It is hard to get people excited about research software says Eliza Grames, a PhD candidate in ecology and evolutionary biology. Yet, the software she has developed is exciting and to understand why, it is important to put yourself into the shoes of a researcher.
Before embarking on a new research project, a thorough and exhaustive review of existing literature must be done to make sure the new project is novel. Researchers can also explore the entire body of previously published data on a subject to answer a new question using that same data. This is a daunting task, especially considering that millions of new research articles are published each year. Where does one even begin to explore all of that data?
“Each new study contributes more to what we know about a topic, adding nuance and complexity that helps improve our understanding of the natural world. To make sense of this wealth of evidence and get closer to a complete picture of the world, researchers are increasingly turning to systematic review methods as a way to synthesize this information,” says Grames.
“It is important to find all of the relevant information and to not find too much of it,” says Grames. The way to perform this search is through something called a systematic review, which Grames says started in the fields of medicine and public health, where keeping current with research can be a question of life or death.
“In those fields, there is an established system with Medical Subject Headers where articles get tagged with keywords associated with the work, but ecology does not have that.” Other fields of research across the scientific spectrum were in the same boat.

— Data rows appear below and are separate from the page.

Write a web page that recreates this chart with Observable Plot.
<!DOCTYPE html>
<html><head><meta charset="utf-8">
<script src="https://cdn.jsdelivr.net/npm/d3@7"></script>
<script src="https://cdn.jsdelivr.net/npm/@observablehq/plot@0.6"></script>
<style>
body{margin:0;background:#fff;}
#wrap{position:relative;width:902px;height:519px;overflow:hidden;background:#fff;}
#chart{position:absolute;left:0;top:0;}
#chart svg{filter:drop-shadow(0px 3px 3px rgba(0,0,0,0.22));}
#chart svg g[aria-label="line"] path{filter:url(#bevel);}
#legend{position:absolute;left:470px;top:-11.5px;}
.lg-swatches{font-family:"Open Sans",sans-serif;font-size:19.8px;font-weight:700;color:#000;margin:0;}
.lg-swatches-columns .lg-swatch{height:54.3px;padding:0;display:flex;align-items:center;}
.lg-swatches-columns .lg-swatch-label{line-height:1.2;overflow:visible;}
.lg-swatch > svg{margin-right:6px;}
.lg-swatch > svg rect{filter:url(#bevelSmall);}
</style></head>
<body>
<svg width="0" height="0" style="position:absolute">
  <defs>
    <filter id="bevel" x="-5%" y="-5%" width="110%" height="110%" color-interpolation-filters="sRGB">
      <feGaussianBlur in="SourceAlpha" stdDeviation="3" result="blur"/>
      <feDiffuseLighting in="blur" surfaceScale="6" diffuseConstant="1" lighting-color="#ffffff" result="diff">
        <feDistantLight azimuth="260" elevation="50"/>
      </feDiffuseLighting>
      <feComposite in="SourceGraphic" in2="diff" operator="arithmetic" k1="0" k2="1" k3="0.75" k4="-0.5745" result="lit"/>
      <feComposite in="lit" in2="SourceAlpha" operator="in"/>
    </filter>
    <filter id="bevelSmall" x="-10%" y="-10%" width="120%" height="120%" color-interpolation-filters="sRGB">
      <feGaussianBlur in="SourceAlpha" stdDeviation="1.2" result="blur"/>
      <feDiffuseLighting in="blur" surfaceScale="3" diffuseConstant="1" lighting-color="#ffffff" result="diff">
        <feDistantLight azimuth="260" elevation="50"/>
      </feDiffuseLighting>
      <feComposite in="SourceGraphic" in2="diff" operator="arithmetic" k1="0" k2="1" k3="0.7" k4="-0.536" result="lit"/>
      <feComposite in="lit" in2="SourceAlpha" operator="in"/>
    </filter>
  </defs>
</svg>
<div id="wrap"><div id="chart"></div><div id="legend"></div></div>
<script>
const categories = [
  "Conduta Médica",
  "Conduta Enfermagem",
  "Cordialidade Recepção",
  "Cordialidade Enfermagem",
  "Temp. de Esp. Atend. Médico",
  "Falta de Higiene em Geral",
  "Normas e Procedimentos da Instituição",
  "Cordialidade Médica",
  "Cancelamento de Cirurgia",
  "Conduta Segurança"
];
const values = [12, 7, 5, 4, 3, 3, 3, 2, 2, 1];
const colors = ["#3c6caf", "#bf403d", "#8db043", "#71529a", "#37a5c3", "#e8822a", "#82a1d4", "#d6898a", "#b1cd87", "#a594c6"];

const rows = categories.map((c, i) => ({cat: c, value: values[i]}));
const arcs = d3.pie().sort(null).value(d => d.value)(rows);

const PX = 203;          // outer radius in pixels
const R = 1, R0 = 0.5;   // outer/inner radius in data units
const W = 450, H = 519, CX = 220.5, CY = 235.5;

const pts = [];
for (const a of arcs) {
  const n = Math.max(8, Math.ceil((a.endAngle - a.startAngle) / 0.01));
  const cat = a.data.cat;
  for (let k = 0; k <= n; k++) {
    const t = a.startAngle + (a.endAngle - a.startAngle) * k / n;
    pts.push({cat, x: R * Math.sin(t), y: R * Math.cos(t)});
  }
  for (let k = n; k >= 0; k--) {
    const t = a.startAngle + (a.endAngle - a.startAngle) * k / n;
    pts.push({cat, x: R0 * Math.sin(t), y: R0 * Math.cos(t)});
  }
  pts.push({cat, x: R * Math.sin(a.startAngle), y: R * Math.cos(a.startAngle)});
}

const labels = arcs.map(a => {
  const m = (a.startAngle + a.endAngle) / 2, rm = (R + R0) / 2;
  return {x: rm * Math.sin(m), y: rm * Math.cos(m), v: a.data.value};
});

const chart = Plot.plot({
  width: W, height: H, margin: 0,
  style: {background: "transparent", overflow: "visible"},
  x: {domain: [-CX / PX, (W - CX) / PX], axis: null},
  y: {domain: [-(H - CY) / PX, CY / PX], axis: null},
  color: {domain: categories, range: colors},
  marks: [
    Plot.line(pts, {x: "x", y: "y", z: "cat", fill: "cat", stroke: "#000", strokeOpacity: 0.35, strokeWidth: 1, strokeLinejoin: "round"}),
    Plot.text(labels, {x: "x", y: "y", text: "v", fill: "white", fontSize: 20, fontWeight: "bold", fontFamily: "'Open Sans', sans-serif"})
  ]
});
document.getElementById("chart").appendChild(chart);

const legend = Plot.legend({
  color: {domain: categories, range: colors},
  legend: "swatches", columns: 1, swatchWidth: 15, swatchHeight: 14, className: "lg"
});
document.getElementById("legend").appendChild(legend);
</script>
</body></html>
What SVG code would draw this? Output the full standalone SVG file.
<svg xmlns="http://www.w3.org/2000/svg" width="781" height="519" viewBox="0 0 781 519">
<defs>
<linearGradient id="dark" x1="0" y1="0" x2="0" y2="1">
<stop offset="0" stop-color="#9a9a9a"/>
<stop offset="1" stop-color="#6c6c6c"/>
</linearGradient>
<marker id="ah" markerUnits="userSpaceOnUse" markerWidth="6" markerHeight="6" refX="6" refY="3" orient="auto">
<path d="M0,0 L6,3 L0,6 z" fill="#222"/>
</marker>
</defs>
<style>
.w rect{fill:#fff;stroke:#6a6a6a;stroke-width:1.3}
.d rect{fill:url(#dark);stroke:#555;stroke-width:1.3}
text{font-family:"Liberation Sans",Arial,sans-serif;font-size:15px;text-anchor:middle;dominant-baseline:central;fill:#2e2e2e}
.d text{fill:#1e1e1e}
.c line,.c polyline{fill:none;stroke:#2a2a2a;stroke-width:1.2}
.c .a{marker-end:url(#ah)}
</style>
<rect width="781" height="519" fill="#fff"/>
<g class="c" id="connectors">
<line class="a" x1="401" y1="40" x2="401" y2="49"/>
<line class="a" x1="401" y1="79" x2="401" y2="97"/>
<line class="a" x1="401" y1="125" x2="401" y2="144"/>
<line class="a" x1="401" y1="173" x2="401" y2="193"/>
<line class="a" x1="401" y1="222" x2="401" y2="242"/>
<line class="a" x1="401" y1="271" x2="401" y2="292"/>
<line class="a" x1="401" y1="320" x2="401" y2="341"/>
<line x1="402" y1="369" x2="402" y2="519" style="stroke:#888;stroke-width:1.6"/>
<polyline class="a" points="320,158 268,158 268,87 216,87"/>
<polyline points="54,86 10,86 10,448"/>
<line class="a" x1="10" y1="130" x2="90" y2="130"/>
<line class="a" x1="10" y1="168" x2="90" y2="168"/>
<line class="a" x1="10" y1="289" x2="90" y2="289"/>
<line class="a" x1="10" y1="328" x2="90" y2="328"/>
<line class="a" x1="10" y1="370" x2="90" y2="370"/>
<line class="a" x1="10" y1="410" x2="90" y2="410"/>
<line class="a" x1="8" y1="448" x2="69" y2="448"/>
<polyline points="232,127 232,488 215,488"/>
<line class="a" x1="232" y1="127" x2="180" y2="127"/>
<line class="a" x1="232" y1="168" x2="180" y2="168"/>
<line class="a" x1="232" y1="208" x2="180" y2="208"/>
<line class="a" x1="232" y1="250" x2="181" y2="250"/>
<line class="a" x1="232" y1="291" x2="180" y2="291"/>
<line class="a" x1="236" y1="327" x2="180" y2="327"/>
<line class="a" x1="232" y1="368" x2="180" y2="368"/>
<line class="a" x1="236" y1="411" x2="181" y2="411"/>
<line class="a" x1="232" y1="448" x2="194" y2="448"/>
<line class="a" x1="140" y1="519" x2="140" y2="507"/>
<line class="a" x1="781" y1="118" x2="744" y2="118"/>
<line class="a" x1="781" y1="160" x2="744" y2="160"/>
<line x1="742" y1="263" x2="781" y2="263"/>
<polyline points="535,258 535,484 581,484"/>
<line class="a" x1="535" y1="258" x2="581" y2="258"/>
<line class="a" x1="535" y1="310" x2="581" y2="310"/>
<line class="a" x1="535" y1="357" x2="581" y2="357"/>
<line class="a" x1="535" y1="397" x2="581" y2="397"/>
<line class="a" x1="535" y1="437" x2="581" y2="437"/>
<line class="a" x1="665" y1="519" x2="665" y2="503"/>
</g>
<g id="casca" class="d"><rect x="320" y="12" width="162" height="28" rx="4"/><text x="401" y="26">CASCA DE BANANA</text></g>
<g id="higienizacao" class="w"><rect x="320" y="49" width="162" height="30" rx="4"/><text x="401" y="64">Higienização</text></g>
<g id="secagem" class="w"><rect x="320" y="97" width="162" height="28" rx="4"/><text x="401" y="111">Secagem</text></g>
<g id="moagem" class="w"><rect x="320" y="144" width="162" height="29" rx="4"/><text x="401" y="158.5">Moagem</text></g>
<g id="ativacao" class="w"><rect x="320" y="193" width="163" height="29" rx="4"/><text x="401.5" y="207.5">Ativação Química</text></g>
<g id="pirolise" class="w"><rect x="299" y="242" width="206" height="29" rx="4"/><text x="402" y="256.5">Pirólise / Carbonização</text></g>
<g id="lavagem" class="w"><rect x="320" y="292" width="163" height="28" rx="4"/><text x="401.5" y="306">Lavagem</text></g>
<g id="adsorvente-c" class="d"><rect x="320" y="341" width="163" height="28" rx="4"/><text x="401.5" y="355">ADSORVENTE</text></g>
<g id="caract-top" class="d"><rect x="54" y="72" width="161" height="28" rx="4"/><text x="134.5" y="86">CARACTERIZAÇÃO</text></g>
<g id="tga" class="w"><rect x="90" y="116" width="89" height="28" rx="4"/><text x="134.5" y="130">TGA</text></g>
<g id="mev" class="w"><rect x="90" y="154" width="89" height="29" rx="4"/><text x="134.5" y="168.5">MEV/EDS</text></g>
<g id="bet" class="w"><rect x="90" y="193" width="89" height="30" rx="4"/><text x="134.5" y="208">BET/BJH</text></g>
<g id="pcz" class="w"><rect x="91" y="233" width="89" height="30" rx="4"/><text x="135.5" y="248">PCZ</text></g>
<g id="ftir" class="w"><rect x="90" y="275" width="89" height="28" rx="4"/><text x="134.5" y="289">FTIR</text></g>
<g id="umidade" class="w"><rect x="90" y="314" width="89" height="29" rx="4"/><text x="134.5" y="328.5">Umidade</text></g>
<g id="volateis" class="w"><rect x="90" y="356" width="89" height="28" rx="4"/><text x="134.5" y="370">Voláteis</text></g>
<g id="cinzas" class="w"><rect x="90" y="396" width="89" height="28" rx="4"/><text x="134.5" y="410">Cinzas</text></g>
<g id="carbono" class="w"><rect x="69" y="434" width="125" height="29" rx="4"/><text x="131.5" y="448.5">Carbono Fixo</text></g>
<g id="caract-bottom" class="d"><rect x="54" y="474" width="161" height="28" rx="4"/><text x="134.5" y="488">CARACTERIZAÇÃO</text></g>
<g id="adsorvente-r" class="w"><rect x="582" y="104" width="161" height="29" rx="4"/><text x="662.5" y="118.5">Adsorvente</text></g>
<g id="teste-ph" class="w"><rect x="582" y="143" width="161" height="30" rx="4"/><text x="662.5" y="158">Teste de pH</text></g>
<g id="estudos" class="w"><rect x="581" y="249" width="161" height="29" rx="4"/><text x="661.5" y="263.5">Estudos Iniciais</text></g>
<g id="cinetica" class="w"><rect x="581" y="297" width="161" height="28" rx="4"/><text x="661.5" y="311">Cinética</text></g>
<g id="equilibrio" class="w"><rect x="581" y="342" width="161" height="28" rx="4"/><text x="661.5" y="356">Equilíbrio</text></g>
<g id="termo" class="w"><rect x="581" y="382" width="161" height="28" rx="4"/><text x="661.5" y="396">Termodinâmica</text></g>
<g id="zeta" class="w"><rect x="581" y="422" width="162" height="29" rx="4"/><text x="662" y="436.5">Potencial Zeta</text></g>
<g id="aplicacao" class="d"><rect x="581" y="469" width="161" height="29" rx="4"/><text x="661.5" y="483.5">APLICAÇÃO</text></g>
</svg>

The project sprang out of need. In her own process of reviewing, Grames noted she would miss articles and key terms and was interested in finding out how to identify those missing terms on the first try.
“As we were working on this software, we realized there was a much faster way to do the reviews than how others were doing them,” says Grames, “The traditional way was mostly going through papers and pulling out a term and then reading the rest of the article to identify more terms to use.”
Even with fairly specific key words, Grames notes the average systematic review in her field of conservation biology initially yields about 10,000 research papers for bigger projects. It is important to retrieve relevant information, without also retrieving too much irrelevant information.
“Each year, the amount of data just keeps increasing. There are some systematic reviews that if you look at the amount of time they would have taken just three years ago, they would take about 300 days to perform. If the same reviews were done today, they would take about 350 days because the number of publications just keeps going up and up.”
Grames says it took about a month or two to hash out ideas for the software, then she spent a summer writing and fixing the code. The result is an open-source software package called litsearchr.
How it works, says Grames, is that a user will input their best faith effort of putting together a search into a few databases.
“The keywords should be fairly relevant to retrieve articles that are entered into the algorithm to extract all of the potential keywords, which are then put into a network. The original keywords are at the center of the network and are the most well-connected.”
Grames says the time required to develop a search strategy has been decreased by 90%.
Presented with the most relevant articles, researchers then have significantly fewer papers to parse through manually. This review stage itself is partially automated now too, adds Grames.
Litsearchr is part of a collaborative effort by researchers, called metaverse, where the goal is to link several software packages together so researchers can perform their research from start to finish in the same coding language, R.
“Researchers can develop their systematic reviews, import data, and there is even a package that can write up the results section for the systematic review,” says Grames.
Grames and her team set up the software so that it could be used by anyone, whether they can code or not, using templates ready to upload information to. There is also a detailed step-by-step video to take users through the process.
By keeping the software open source, Grames says debugging and editing is improved because users can point out details that need attention,
“Every time I get an email, it is so exciting. It is nice to have it open because people can let me know when there is a typo.”
The software is currently being used by researchers in scientific fields such as nutritional science and psychology and for a massive undertaking of screening all papers pertaining to insect populations across the globe. Grames says it is nice to have the software in place to be able to take on such a big project. “There is no way we could do this project without the level of automation we get using litsearchr. I built this out of a need from another project, but this software is making it possible to do even bigger analyses than before.”